Physical interfaces (devices): business value tied to real-time interactions.
Business logic: business value tied to rules and computations.
Information architecture: business value tied to systems information contents.
Processes architecture: business value tied to processes integration.
Platform configurations: business value tied to resources deployed.
The next step is to frame value chains across enterprise architectures in order to map values to contributing assets.
Assets & Organization
Value chains are arguably of limited use without weighting assets contribution. On that account, a major (if underrated) consequence of digital environments is the increasing weight of intangible assets brought about by the merge of actual and information flows and the rising importance of economic intelligence.
For value chains, that shift presents a double challenge: first because of the intrinsic difficulty of measuring intangibles, then because even formerly tangible assets are losing their homogeneity.
Redefining value chains at enterprise architecture level may help with the assessment of intangibles by bringing all assets, tangible or otherwise, into a common frame, reinstating organization as its nexus:
From the business perspective, that framing restates the primacy of organization for the harnessing of IT benefits.
From the architecture perspective, the centrality of organization appears when assets are ranked according to modality: symbolic (e.g culture), physical (e.g platforms), or a combination of both.
On that basis enterprise organization can be characterized by what it supports (above) and how it is supported (below). Given the generalization of digital environments and business flows, one could then take organization and information systems as proxies for the whole of enterprise architecture and draw value chains accordingly.
Value Chains & Assets
Trendy monikers may differ but information architectures have become a key success factor for enterprises competing in digital environments. Their importance comes from their ability to combine three basic functions:
Mining the continuous flows of relevant and up-to-date data.

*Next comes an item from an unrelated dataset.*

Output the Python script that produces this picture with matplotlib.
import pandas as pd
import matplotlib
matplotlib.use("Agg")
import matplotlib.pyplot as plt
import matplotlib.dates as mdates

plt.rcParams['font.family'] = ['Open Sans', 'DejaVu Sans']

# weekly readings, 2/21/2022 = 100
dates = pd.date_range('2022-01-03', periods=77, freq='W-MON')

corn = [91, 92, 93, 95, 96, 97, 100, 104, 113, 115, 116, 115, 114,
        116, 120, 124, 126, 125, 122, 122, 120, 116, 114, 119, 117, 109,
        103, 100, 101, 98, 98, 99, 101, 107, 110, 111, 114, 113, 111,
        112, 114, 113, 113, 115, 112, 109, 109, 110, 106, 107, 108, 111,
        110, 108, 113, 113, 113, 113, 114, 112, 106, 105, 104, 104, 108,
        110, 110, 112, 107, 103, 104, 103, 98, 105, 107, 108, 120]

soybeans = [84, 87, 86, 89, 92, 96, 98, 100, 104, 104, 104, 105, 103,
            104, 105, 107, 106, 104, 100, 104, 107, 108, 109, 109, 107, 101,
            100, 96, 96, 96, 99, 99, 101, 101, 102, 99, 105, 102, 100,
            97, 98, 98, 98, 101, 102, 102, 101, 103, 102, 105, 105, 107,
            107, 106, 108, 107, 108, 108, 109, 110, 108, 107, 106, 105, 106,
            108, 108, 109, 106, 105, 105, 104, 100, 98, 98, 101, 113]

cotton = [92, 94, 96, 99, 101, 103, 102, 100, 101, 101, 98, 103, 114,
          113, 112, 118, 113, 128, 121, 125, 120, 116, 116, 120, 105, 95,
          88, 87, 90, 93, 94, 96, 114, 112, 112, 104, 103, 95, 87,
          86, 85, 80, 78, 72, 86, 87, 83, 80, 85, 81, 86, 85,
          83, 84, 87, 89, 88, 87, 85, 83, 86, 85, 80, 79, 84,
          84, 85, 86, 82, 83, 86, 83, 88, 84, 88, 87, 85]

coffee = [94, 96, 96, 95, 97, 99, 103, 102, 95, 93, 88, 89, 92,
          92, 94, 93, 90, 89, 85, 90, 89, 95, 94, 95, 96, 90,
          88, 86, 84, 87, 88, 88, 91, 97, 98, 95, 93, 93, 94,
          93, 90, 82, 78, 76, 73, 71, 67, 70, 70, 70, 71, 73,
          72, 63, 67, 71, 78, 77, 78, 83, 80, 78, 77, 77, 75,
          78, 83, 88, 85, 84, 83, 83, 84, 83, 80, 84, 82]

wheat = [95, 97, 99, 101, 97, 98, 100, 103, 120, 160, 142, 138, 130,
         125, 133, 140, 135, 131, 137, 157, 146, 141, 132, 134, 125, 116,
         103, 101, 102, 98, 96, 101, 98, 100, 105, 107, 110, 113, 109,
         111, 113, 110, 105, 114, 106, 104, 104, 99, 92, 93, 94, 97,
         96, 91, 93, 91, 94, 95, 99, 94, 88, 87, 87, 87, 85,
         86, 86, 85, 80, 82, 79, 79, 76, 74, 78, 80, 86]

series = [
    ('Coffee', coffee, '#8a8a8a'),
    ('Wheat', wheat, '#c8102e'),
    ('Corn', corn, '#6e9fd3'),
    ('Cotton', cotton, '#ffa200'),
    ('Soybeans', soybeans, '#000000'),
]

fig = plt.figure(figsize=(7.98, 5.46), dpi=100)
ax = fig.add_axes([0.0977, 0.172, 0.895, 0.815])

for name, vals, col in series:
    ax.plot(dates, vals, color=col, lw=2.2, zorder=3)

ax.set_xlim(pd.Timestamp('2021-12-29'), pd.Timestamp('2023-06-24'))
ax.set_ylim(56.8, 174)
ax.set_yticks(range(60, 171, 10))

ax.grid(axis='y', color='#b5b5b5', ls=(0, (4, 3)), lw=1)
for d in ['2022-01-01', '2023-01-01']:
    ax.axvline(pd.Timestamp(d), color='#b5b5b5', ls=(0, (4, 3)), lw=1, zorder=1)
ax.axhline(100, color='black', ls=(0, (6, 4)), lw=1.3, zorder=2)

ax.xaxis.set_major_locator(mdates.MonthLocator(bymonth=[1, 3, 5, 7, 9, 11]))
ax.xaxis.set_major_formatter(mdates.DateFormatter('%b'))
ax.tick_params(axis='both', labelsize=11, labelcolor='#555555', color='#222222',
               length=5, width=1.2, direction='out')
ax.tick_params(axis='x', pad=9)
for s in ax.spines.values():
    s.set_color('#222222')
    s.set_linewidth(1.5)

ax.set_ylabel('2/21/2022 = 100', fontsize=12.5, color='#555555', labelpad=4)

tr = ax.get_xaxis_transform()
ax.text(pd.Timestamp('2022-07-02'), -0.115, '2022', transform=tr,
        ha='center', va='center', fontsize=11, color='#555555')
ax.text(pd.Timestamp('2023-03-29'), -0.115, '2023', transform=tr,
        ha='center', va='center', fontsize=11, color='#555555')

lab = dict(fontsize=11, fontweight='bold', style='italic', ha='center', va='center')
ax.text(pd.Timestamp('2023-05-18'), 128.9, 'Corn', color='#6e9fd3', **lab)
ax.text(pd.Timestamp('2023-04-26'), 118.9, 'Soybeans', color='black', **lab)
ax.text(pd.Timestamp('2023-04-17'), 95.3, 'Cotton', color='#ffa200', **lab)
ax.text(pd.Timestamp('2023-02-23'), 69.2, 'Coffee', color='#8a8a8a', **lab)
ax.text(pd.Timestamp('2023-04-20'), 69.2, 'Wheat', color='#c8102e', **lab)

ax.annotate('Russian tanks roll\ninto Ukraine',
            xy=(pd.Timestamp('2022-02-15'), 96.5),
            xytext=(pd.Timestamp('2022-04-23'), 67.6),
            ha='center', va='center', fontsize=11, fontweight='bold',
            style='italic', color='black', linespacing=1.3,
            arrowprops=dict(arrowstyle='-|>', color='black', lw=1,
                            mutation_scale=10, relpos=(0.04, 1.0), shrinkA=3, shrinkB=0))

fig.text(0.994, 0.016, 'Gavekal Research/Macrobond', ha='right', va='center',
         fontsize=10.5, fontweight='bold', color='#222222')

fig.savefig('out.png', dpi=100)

Analyzing and transforming data, feeding the outcome to information systems
Putting that information to use in operational and strategic decision-making processes.

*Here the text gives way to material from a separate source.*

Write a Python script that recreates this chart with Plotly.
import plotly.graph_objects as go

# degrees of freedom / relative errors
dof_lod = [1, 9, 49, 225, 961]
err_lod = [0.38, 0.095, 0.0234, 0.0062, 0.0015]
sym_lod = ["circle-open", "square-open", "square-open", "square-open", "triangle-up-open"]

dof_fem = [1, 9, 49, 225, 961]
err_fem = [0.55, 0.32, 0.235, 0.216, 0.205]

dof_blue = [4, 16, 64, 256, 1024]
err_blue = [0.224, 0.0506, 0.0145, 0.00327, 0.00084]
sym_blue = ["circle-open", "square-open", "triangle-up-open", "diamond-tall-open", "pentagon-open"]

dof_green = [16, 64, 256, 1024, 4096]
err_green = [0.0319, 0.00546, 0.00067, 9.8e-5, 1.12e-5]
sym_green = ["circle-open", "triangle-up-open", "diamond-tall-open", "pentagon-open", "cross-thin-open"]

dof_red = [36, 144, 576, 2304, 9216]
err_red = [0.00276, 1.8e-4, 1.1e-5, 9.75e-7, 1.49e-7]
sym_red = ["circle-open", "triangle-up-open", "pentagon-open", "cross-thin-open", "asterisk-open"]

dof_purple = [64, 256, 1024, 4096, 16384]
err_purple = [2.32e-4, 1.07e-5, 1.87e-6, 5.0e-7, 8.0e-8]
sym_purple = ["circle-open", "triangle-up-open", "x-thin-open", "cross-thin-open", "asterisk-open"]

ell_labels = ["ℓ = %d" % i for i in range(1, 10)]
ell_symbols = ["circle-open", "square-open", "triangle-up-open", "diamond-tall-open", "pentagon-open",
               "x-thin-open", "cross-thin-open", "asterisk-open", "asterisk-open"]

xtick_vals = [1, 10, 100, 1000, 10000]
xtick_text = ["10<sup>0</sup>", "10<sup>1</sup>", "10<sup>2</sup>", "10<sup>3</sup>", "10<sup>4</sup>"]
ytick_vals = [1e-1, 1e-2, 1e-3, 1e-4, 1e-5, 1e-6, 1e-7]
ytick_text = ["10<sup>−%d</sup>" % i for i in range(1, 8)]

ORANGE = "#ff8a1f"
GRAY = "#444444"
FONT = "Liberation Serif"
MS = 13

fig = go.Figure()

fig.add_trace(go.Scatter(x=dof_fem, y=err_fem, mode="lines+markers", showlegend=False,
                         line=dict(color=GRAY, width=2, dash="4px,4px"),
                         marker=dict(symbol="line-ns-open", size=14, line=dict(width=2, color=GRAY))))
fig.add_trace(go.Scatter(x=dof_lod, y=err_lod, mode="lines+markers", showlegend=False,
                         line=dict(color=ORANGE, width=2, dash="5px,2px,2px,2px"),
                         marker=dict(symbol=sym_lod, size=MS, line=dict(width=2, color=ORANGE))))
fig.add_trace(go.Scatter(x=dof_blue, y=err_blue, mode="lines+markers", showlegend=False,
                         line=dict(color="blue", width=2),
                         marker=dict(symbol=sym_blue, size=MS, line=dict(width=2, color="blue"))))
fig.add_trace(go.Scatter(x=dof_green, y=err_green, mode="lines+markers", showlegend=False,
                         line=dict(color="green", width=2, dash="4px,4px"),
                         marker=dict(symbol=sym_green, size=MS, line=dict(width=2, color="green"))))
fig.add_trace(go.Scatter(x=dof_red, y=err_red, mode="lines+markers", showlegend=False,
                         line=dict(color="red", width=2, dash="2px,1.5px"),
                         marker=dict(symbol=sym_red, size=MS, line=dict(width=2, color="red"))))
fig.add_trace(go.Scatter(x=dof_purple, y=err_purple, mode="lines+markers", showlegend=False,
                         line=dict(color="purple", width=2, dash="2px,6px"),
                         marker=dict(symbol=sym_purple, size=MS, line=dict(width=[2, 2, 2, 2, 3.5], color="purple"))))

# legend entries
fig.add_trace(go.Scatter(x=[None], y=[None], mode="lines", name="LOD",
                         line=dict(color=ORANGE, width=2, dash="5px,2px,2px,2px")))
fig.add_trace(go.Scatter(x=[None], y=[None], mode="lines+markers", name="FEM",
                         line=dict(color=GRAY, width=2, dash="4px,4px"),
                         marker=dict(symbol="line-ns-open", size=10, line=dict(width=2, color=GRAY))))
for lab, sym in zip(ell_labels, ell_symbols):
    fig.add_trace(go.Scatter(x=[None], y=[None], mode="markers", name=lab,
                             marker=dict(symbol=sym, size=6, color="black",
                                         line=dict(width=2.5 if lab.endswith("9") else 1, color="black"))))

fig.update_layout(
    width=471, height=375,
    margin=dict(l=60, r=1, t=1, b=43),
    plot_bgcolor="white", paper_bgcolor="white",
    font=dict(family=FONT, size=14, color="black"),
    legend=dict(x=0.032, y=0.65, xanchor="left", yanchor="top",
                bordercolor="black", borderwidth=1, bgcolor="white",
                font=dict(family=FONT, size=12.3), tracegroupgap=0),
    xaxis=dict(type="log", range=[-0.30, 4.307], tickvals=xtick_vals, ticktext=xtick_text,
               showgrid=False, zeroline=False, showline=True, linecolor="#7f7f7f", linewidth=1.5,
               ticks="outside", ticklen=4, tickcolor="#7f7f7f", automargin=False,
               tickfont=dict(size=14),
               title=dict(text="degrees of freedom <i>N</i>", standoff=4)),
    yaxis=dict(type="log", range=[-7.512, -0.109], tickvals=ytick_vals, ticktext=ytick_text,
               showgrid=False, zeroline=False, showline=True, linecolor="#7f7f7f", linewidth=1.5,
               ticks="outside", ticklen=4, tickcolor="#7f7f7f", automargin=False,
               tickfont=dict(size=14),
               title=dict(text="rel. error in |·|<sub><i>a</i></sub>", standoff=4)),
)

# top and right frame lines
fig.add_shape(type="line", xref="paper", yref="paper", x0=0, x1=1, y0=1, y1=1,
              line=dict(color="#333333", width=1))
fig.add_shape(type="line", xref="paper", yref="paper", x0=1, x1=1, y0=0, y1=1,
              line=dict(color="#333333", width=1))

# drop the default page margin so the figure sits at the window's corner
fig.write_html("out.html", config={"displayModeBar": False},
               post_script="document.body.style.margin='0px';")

A twofold momentum is behind that integration: with regard to feasibility, it can be seen as a collateral benefit of the integration of actual and digital flows; with regard to opportunity, it can give a decisive competitive edge when fittingly carried through. That makes information architecture a reference of choice for intangible assets.
Insofar as enterprise architecture is concerned, value chains can then be threaded through three categories of assets:
All too often choosing a development method is seen as a matter of faith, to be enforced uniformly whatever the problems at hand.
As it happens, this dogmatic approach is not limited to procedural methodologies but also affect some agile factions supposedly immunized against such rigid stances.
A more pragmatic approach should use simple and robust principles to pick and apply methods depending on development problems.
Iterative vs Phased Development
Beyond the variety of methodological dogmas and tools, there are only two basic development patterns, each with its own merits.
Iterative developments are characterized by the same activity (or a group of activities) carried out repetitively by the same organizational unit sharing responsibility, until some exit condition (simple or combined) verified.
Phased developments are characterized by sequencing constraints between differentiated activities that may or may not be carried out by the same organizational units. It must be stressed that phased development models cannot be reduced to fixed-phase processes (e.g waterfall); as a corollary, they can deal with all kinds of dependencies (organizational, functional, technical, …) and be neutral with regard to implementations (procedural or declarative).
A straightforward decision-tree can so be built, with options set by ownership and dependencies:
Shared Ownership: Agile Schemes
A project’s ownership is determined by the organizational entities that are to validate the requirements (stakeholders), and accept the products (users).
Iterative approaches, epitomized by the agile development model, is to be the default option for projects set under the authority of single organizational units, ensuring shared ownership and responsibility by business analysts and software engineers.
Projects set from a business perspective are rooted in business processes, usually through users’ stories or use cases. They are meant to be managed under the shared responsibility of business analysts and software engineers, and carried out independently of changes in architecture capabilities (a,b).
Projects set from a system perspective potentially affect architectures capabilities. They are meant to be managed under the responsibility of systems architects and carried out independently of business applications (d,b,c).
Transparency and traceability between the two perspectives would be significantly enhanced through the use of normalized capabilities, e.g from the Zachman’s framework:
Who: enterprise roles, system users, platform entry points.
What: business objects, symbolic representations, objects implementation.
How: business logic, system applications, software components.
When: processes synchronization, communication architecture, communication mechanisms.
Where: business sites, systems locations, platform resources.
It must be noted that as far as architecture and business driven cycles don’t have to be synchronized (principle of continuous delivery), the agile development model can be applied uniformly; otherwise phased schemes must be introduced.
Cross Dependencies: Phased Schemes
Cross dependencies mean that, at some point during project life-cycle, decision-making may involve organizational entities from outside the team. Two mechanisms have traditionally been used to cope with the coordination across projects:
Fixed phases processes (e.g Analysis/Design/Implementation) have shown serious shortcomings, as illustrated by notorious waterfall.
Milestones improve on fixed schemes by using check-points on development flows instead of predefined activities. Yet, their benefits remain limited if development flows are still defined with regard to the same top-down and one-fits-all activities.
Model based systems engineering (MBSE) offers a way out of the dilemma by defining flows directly from artifacts. Taking OMG’s model driven architecture (MDA) as example:
Computation Independent Models (CIMs) describe business objects and activities independently of supporting systems.
Platform Independent Models (PIMs) describe systems functionalities independently of platforms technologies.
Platform Specific Models (PSMs) describe systems components as implemented by specific technologies.
Projects can then be easily profiled with regard to footprints, dependencies, and iteration patterns (domain, service, platform, or architecture, …).
That understanding puts the light on the complementarity of agile and phased solutions, often known as scaled agile.